What's the difference between stopping and deallocating a VM on Azure?
This one trips people up constantly. Stopping a VM via the guest OS (or az vm stop) halts the operating system but keeps the compute allocation reserved — you're still paying for the VM compute hours. Deallocating (via az vm deallocate or the portal Stop button) fully releases the compute resources, so you only pay for storage. Always deallocate non-production VMs to get real cost savings.
Can I schedule Kubernetes clusters to scale to zero?
Yes, absolutely. You can scale deployments and StatefulSets to zero replicas using CronJobs or KEDA, and configure the cluster autoscaler to remove empty nodes. On managed Kubernetes services (EKS, AKS, GKE), you can also scale node pools to zero directly. Worth noting: Kubernetes 1.36 introduced native HPA support for minReplicas: 0, making scale-to-zero a first-class feature without requiring KEDA for simple cron-based scheduling.
How do I handle environments that need to run overnight for batch jobs or integration tests?

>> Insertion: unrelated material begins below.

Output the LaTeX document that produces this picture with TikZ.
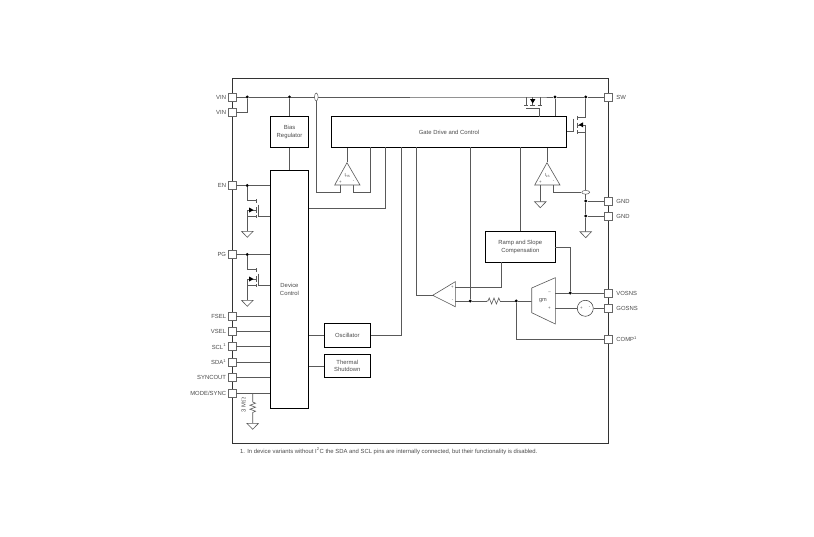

Use the ScheduleOverride tag (set to always-on or a custom schedule name) to exclude specific resources from the default shutdown. Alternatively, restructure long-running jobs to use spot instances or serverless compute (AWS Batch, Azure Batch, GCP Cloud Run jobs) that only cost money while actually processing. For nightly integration suites, the smartest move is starting the environment right when tests kick off and shutting down immediately after — rather than keeping everything running all night "just in case."